Others will use it as a motivator to justify why they are addicted to work, to climbing the corporate ladder, to sacrificing “Life” striving for something better, even though they don’t really know what that “something” is.

So the question is “Do you have what it takes to meet the world’s definition of “world class” Project Manager? Would many would look at you and consider you abounding in or lacking in ambition and drive and qualities essential to grabbing the prize of “Best PM in the World” ?

So success is really an individual thing right? You’ve heard it said that only you can determine if you’re successful. It doesn’t matter what the world thinks? OK, so the answer is yes and no! The world has to value your contribution or else you will struggle to eat, but ultimately the definition of success lies with you right? Sure! But then again, if success can mean anything to anyone, then it really means nothing doesn’t it? The real question should be “Are you happy with the path you’re on? Are you living well in the world, contributing to others and community, engaging in pursuits that challenge and stimulate you?

So back to the topic at hand – How does one become the best PM in the World? The world is full of people doing what you do. Sure, you’re already differentiated from the diggers and heavy lifters by your degree and your PM experience, your PMP, but still, there are huge numbers of competitors in the PM game, like many other career fields. Millions of project managers! What makes you remarkable, head and shoulders above the rest?

The world is like this in every sphere of life. The information age – which maybe should be called the instant gratification age – is all about having everything now. You can have anything you want now, with the greatest of ease. But, you often have to settle for the same thing that millions of others have. And so I believe that there is a huge drive within us to be different. You see it with the person customising his ride, the guy wanting to have the best caravan, mountain bike, 4×4; no cost spared to just have the coolest and most radically different look. So maybe, in this day and age, you become remarkable by being different. Not being different in an obstinate in-your-face kind of way, like getting a tattoo on your forehead that reads “F%$& the System”. That’s more about notoriety than about being remarkably different. No, being different in a way that differentiates who you are and what you do from the mediocrity that surrounds us in this modern world. 

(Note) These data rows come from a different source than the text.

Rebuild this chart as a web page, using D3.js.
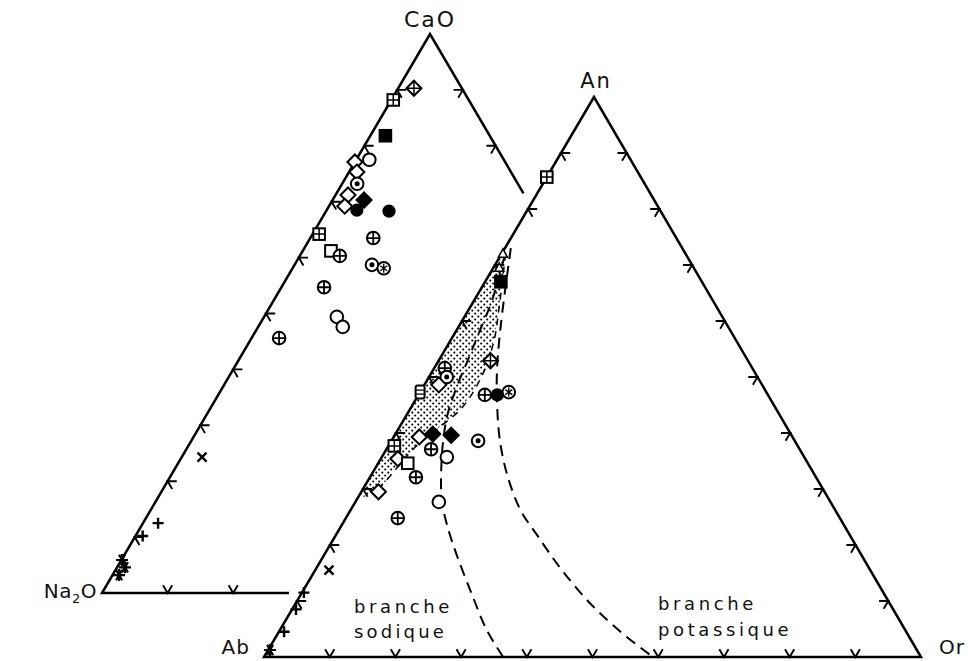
<!DOCTYPE html>
<html>
<head>
<meta charset="utf-8">
<script src="https://cdn.jsdelivr.net/npm/d3@7"></script>
<style>
  body { margin: 0; background: #fff; }
  text { font-family: "DejaVu Sans", sans-serif; fill: #111; }
</style>
</head>
<body>
<script>
// values are ternary percentages: [top corner %, right corner %, symbol]
// left triangle: CaO (top) - Na2O (left) - K2O (right, cut off)
// right triangle: An (top) - Ab (left) - Or (right)
var tickSteps = [10, 20, 30, 40, 50, 60, 70, 80, 90];
var cutK2O = 28.5;

var oxidePts = [
  [90.3, 2.4, "diaplus"], [88.2, 0.3, "sqplus"], [81.8, 2.3, "fsquare"],
  [77.1, 0.0, "diamond"], [77.5, 2.0, "circle"], [75.3, 1.2, "diamond"],
  [73.2, 2.3, "odot"], [71.2, 1.9, "diamond"], [69.2, 2.4, "diamond"],
  [70.3, 4.8, "fdiamond"], [68.5, 4.6, "dot"], [68.3, 9.6, "dot"],
  [64.2, 1.0, "sqplus"], [61.2, 4.3, "square"], [60.3, 6.1, "oplus"],
  [63.5, 9.6, "oplus"], [58.7, 11.8, "odot"], [58.1, 13.9, "hatch"],
  [54.7, 6.5, "oplus"], [49.4, 11.1, "circle"], [47.6, 12.9, "circle"],
  [45.6, 4.2, "oplus"], [24.3, 3.1, "cross"], [12.5, 2.3, "plus"],
  [10.2, 1.1, "plus"], [5.9, 0.1, "star"], [4.6, 1.2, "star"], [3.2, 1.0, "star"]
];

var feldsparPts = [
  [85.7, 0.0, "sqplus"], [72.0, 0.2, "tri"], [69.5, 0.9, "tri"],
  [67.0, 2.4, "fsquare"], [52.9, 7.9, "diaplus"], [46.8, 10.1, "oplus"],
  [47.3, 13.5, "hatch"], [46.8, 12.0, "dot"], [51.6, 1.6, "oplus"],
  [50.0, 2.7, "odot"], [48.6, 2.2, "diamond"], [47.3, 0.0, "capsule"],
  [39.8, 5.7, "fdiamond"], [39.6, 8.6, "fdiamond"], [39.3, 3.9, "diamond"],
  [37.7, 0.9, "sqplus"], [37.1, 6.8, "oplus"], [35.7, 9.9, "circle"],
  [38.6, 13.2, "odot"], [35.4, 2.6, "diamond"], [34.6, 4.5, "square"],
  [32.1, 7.0, "oplus"], [27.7, 12.7, "circle"], [29.5, 2.6, "diamond"],
  [24.8, 7.9, "oplus"], [15.5, 2.1, "cross"], [11.5, 0.3, "plus"],
  [8.5, 0.6, "plus"], [4.5, 0.8, "plus"], [1.25, 0.3, "star"]
];

// stippled field, bounded by the Ab-An side and this line
var stippleLine = [[73.0, 0.0], [72.0, 0.6], [62.0, 4.6], [56.6, 6.6], [50.7, 7.9],
  [44.6, 7.8], [40.5, 5.8], [37.5, 4.2], [33.4, 3.2], [29.8, 2.4], [28.0, 0.0]];
var sodiqueCurve = [[71.8, 0.6], [63.8, 2.7], [57.5, 3.7], [53.0, 4.4], [48.9, 5.0],
  [43.6, 6.1], [38.8, 7.8], [33.4, 10.2], [28.0, 13.0], [23.6, 16.0], [18.2, 20.2],
  [11.1, 26.1], [4.8, 31.5], [0, 36.4]];
var potassiqueCurve = [[73.0, 0.9], [65.5, 3.8], [57.5, 7.0], [51.3, 9.7], [45.9, 12.4],
  [38.8, 16.4], [32.5, 20.7], [26.3, 25.8], [21.8, 30.6], [15.9, 37.1], [9.6, 44.8],
  [4.3, 52.3], [0, 59.2]];

var width = 971, height = 661;

var svg = d3.select("body").append("svg")
    .attr("width", width)
    .attr("height", height);

var defs = svg.append("defs");
var pat = defs.append("pattern")
    .attr("id", "stipple")
    .attr("patternUnits", "userSpaceOnUse")
    .attr("width", 6).attr("height", 6);
pat.append("circle").attr("cx", 1.2).attr("cy", 1.5).attr("r", 1.05).attr("fill", "#000");
pat.append("circle").attr("cx", 4.3).attr("cy", 4.6).attr("r", 1.05).attr("fill", "#000");

// ternary -> pixel, built from linear scales
function makeTernary(apex, left, right){
    var y = d3.scaleLinear().domain([0, 100]).range([left[1], apex[1]]);
    var xr = d3.scaleLinear().domain([0, 100]).range([0, right[0] - left[0]]);
    var xt = d3.scaleLinear().domain([0, 100]).range([0, apex[0] - left[0]]);
    return function(t, r){ return [left[0] + xr(r) + xt(t), y(t)]; };
}

var oxide = makeTernary([430, 34], [102, 593], [758, 593]);
var felds = makeTernary([594, 97], [264, 657], [921, 657]);

var line = d3.line();
var k = 1.4; // tick arm, in %

function tick(proj, a, b, c){
    svg.append("path")
        .attr("d", line([proj(a[0], a[1]), proj(b[0], b[1]), proj(c[0], c[1])]))
        .attr("fill", "none").attr("stroke", "#000").attr("stroke-width", 1.9);
}

// stippled field
svg.append("path")
    .attr("d", line(stippleLine.map(function(d){ return felds(d[0], d[1]); })) + "Z")
    .attr("fill", "url(#stipple)")
    .attr("stroke", "none");

var curve = d3.line().curve(d3.curveCatmullRom);
[stippleLine.slice(1, -1), sodiqueCurve, potassiqueCurve].forEach(function(c, i){
    svg.append("path")
        .attr("d", curve(c.map(function(d){ return felds(d[0], d[1]); })))
        .attr("fill", "none")
        .attr("stroke", "#000")
        .attr("stroke-width", i == 0 ? 1.5 : 2)
        .attr("stroke-dasharray", i == 0 ? "7,6" : "11,7");
});

// left triangle, cut where it runs into the right one
svg.append("path")
    .attr("d", line([oxide(100 - cutK2O, cutK2O), oxide(100, 0), oxide(0, 0), oxide(0, cutK2O)]))
    .attr("fill", "none").attr("stroke", "#000").attr("stroke-width", 2.5)
    .attr("stroke-linejoin", "miter");

// right triangle
svg.append("path")
    .attr("d", line([felds(100, 0), felds(0, 0), felds(0, 100)]) + "Z")
    .attr("fill", "none").attr("stroke", "#000").attr("stroke-width", 2.5);

tickSteps.forEach(function(v){
    // left sides
    tick(oxide, [v, k], [v, 0], [v - k, k]);
    tick(felds, [v, k], [v, 0], [v - k, k]);
    // bases
    tick(felds, [k, v], [0, v], [k, v - k]);
    if (v < cutK2O) tick(oxide, [k, v], [0, v], [k, v - k]);
    // right sides
    tick(felds, [v, 100 - v - k], [v, 100 - v], [v - k, 100 - v]);
    if (v > 100 - cutK2O) tick(oxide, [v, 100 - v - k], [v, 100 - v], [v - k, 100 - v]);
});

function drawSymbol(g, s){
    var sw = 2;
    if (s == "circle" || s == "oplus" || s == "odot" || s == "hatch")
        g.append("circle").attr("r", 6.3).attr("fill", "#fff").attr("stroke", "#000").attr("stroke-width", sw);
    if (s == "oplus")
        g.append("path").attr("d", "M-6.3,0H6.3M0,-6.3V6.3").attr("stroke", "#000").attr("stroke-width", 1.8);
    if (s == "odot")
        g.append("circle").attr("r", 2.5).attr("fill", "#000");
    if (s == "hatch")
        g.append("path").attr("d", "M-3.5,-2.5L3.5,2.5M-3.5,2.5L3.5,-2.5M0,-4.5V4.5")
            .attr("stroke", "#000").attr("stroke-width", 1.4);
    if (s == "dot")
        g.append("circle").attr("r", 6.6).attr("fill", "#000");
    if (s == "square" || s == "fsquare" || s == "sqplus")
        g.append("rect").attr("x", -5.8).attr("y", -5.8).attr("width", 11.6).attr("height", 11.6)
            .attr("fill", s == "fsquare" ? "#000" : "#fff").attr("stroke", "#000").attr("stroke-width", sw);
    if (s == "sqplus")
        g.append("path").attr("d", "M-5.8,0H5.8M0,-5.8V5.8").attr("stroke", "#000").attr("stroke-width", 1.5);
    if (s == "diamond" || s == "fdiamond" || s == "diaplus")
        g.append("path").attr("d", "M0,-7.5L7.5,0L0,7.5L-7.5,0Z")
            .attr("fill", s == "fdiamond" ? "#000" : "#fff").attr("stroke", "#000").attr("stroke-width", sw);
    if (s == "diaplus")
        g.append("path").attr("d", "M0,-7.5V7.5M-7.5,0H7.5").attr("stroke", "#000").attr("stroke-width", 1.5);
    if (s == "capsule"){
        g.append("rect").attr("x", -4.5).attr("y", -6.5).attr("width", 9).attr("height", 13).attr("rx", 2)
            .attr("fill", "#fff").attr("stroke", "#000").attr("stroke-width", sw);
        g.append("path").attr("d", "M-4.5,-2H4.5M-4.5,2H4.5").attr("stroke", "#000").attr("stroke-width", 1.3);
    }
    if (s == "tri")
        g.append("path").attr("d", "M0,-5L4.5,3.5L-4.5,3.5Z")
            .attr("fill", "#fff").attr("stroke", "#000").attr("stroke-width", 1.5);
    if (s == "cross")
        g.append("path").attr("d", "M-4.5,-4.5L4.5,4.5M-4.5,4.5L4.5,-4.5").attr("stroke", "#000").attr("stroke-width", 2.4);
    if (s == "plus")
        g.append("path").attr("d", "M-5.5,0H5.5M0,-5.5V5.5").attr("stroke", "#000").attr("stroke-width", 2.4);
    if (s == "star")
        g.append("path").attr("d", "M-6,0H6M-3,-5.2L3,5.2M-3,5.2L3,-5.2M0,-6V6").attr("stroke", "#000").attr("stroke-width", 2.2);
}

function plotPoints(pts, proj){
    svg.append("g").selectAll("g")
        .data(pts)
        .enter()
        .append("g")
        .attr("transform", function(d){ var p = proj(d[0], d[1]); return "translate(" + p[0] + "," + p[1] + ")"; })
        .each(function(d){ drawSymbol(d3.select(this), d[2]); });
}
plotPoints(oxidePts, oxide);
plotPoints(feldsparPts, felds);

// labels
function label(txt, x, y, anchor, size, ls){
    return svg.append("text").attr("x", x).attr("y", y)
        .attr("text-anchor", anchor)
        .style("font-size", size + "px")
        .style("letter-spacing", ls + "px")
        .text(txt);
}
label("CaO", 430, 27, "middle", 22, 2);
label("An", 596, 88, "middle", 21, 2);
label("Ab", 250, 654, "end", 20, 1);
label("Or", 939, 654, "start", 20, 1);
var na = label("", 97, 598, "end", 20, 0.5);
na.append("tspan").text("Na");
na.append("tspan").attr("dy", 5).style("font-size", "13px").text("2");
na.append("tspan").attr("dy", -5).text("O");

label("branche", 354, 613, "start", 18, 3.6);
label("sodique", 354, 638, "start", 18, 3.2);
label("branche", 658, 610, "start", 18, 3.6);
label("potassique", 658, 636, "start", 18, 3.6);
</script>
</body>
</html>
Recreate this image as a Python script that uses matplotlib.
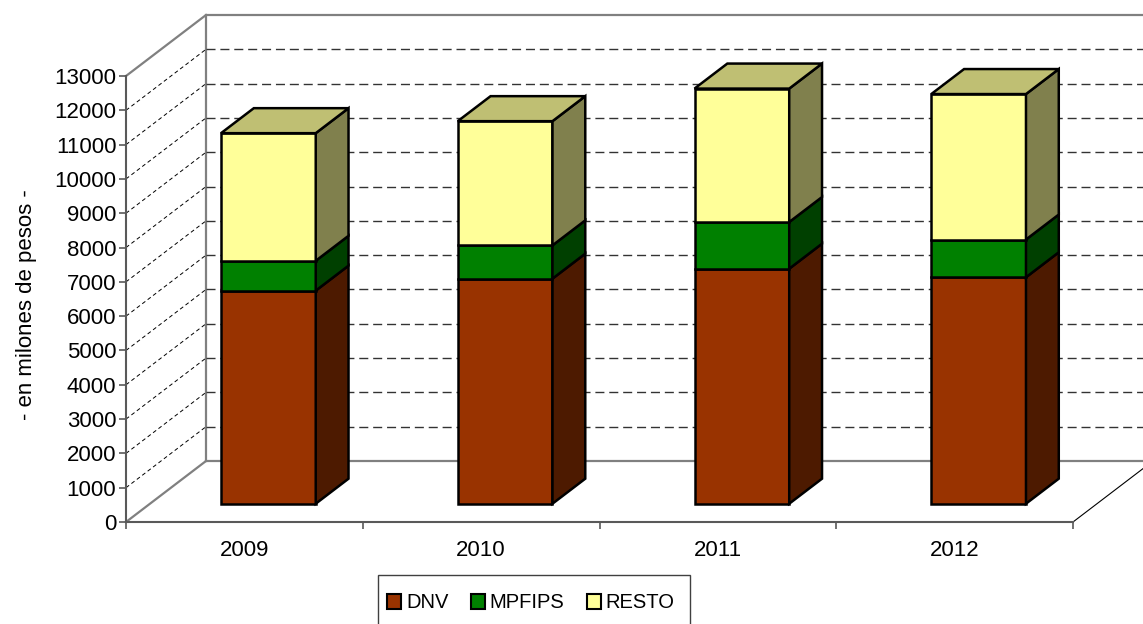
import matplotlib
matplotlib.use('Agg')
import matplotlib.pyplot as plt
from matplotlib.patches import Polygon, Patch, Rectangle
import numpy as np

years = ['2009', '2010', '2011', '2012']
dnv = [6210, 6560, 6850, 6600]
mpfips = [870, 970, 1360, 1100]
resto = [3720, 3620, 3890, 4240]

series = ['DNV', 'MPFIPS', 'RESTO']
front_colors = ['#993300', '#008000', '#ffff99']
side_colors = ['#4d1a00', '#004000', '#80804d']
top_colors = ['#732600', '#006000', '#bfbf73']

plt.rcParams['font.family'] = ['Liberation Sans', 'DejaVu Sans']
plt.rcParams['font.size'] = 16

W, H = 1143, 624
fig = plt.figure(figsize=(W / 100, H / 100), dpi=100)
# front plane of the 3d box, in pixels
x_left, x_right, y_bottom, y_top = 126, 1073, 522, 76
ax = fig.add_axes([x_left / W, 1 - y_bottom / H,
                   (x_right - x_left) / W, (y_bottom - y_top) / H])
ymax = 13000
ax.set_xlim(-0.5, 3.5)
ax.set_ylim(0, ymax)

# depth of the box in data units (80 px right, 61 px up)
DX = 80 / ((x_right - x_left) / 4)
DY = 61 / (y_bottom - y_top) * ymax

grey = '#808080'
# walls and floor
ax.plot([-0.5 + DX, -0.5 + DX, 3.5 + DX], [DY, ymax + DY, ymax + DY],
        color=grey, lw=1.6, clip_on=False, zorder=1, solid_joinstyle='miter')
ax.plot([-0.5 + DX, 3.5 + DX], [DY, DY], color=grey, lw=1.6, clip_on=False, zorder=1)
ax.plot([-0.5, -0.5 + DX], [ymax, ymax + DY], color=grey, lw=1.6, clip_on=False, zorder=1)
ax.plot([-0.5, -0.5 + DX], [0, DY], color=grey, lw=1.6, clip_on=False, zorder=1)
ax.plot([3.5, 3.5 + DX], [0, DY], color='black', lw=0.8, clip_on=False, zorder=1)

for v in range(1000, ymax, 1000):
    ax.plot([-0.5 + DX, 3.5 + DX], [v + DY, v + DY], color='#333333', lw=1.0,
            dashes=(6.5, 3.5), clip_on=False, zorder=1)
    ax.plot([-0.5, -0.5 + DX], [v, v + DY], color='black', lw=0.7,
            dashes=(4, 3), clip_on=False, zorder=1)

# bars
d0, d1 = 0.3, 0.71
half = 0.2
for i in range(len(years)):
    bottom = 0
    vals = [dnv[i], mpfips[i], resto[i]]
    for k, v in enumerate(vals):
        top = bottom + v
        x0 = i - half + d0 * DX
        x1 = i + half + d0 * DX
        yb = bottom + d0 * DY
        yt = top + d0 * DY
        ddx = (d1 - d0) * DX
        ddy = (d1 - d0) * DY
        style = dict(edgecolor='black', lw=1.8, joinstyle='miter',
                     clip_on=False, zorder=3)
        ax.add_patch(Polygon([(x0, yb), (x1, yb), (x1, yt), (x0, yt)],
                             facecolor=front_colors[k], **style))
        ax.add_patch(Polygon([(x1, yb), (x1 + ddx, yb + ddy),
                              (x1 + ddx, yt + ddy), (x1, yt)],
                             facecolor=side_colors[k], **style))
        if k == len(vals) - 1:
            ax.add_patch(Polygon([(x0, yt), (x1, yt), (x1 + ddx, yt + ddy),
                                  (x0 + ddx, yt + ddy)],
                                 facecolor=top_colors[k], **style))
        bottom = top

# axes
for s in ['top', 'right']:
    ax.spines[s].set_visible(False)
for s in ['left', 'bottom']:
    ax.spines[s].set_color('#595959')
    ax.spines[s].set_linewidth(1.5)
ax.set_yticks(range(0, ymax + 1, 1000))
ax.tick_params(axis='y', length=5, width=1.2, color='#595959', pad=2)
ax.set_xticks(np.arange(-0.5, 4, 1))
ax.set_xticklabels([])
ax.set_xticks(range(4), minor=True)
ax.set_xticklabels(years, minor=True)
ax.tick_params(axis='x', which='major', length=5, width=1.2, color='#595959')
ax.tick_params(axis='x', which='minor', length=0, pad=13)
ax.set_facecolor('none')

fig.text(27 / W, 1 - 305 / H, '- en milones de pesos -', rotation=90,
         ha='center', va='center')

# legend box
fig.add_artist(Rectangle((378 / W, 1 - 640 / H), (690 - 378) / W, 65 / H,
                         transform=fig.transFigure, facecolor='white',
                         edgecolor='#404040', lw=1.0, zorder=4))
handles = [Patch(facecolor=c, edgecolor='black', lw=1.5) for c in front_colors]
leg = fig.legend(handles, series, loc='center left', ncol=3,
                 bbox_to_anchor=(387 / W, 1 - 603 / H), borderaxespad=0,
                 frameon=False, handlelength=0.7, fontsize=14.5,
                 handleheight=0.7, handletextpad=0.25, columnspacing=1.1,
                 borderpad=0)
leg.set_zorder(5)

fig.savefig('out.png', dpi=100)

So often we’re in search of the holy grail, being the best, head and shoulders above the rest. I think we loose sight of the fact that being the best takes a lot, and I mean a lot, of hard work, the ability to bounce back from experiences that some call failures and of course, just a little luck. But consider this. Being the best is possibly only a goal, the end destination in a long >10,000 hour journey. There’s no point in one day being the best if all the years of practice and effort leave you broken and miserable. Maybe the road to being the best starts merely with being remarkable doing what you love today.  Not by telling people or yourself that you’re remarkable and better than the competition, but just by slowly, habitually doing more than the competition – adding more value than people expect on a consistent basis.

That is, I think, the journey to being ‘the best’. Being remarkable, consistently, each step of the journey! Will it pay off financially? Who knows. But certainly, whether it does make you the richest man in the world or not, whether it does win you the accolade, fame and fortune that goes with “Best PM in the World” or not, it definitely should help you to live well in the world, being happier each step of the way and adding remarkable value to those around you. And that maybe is priceless!?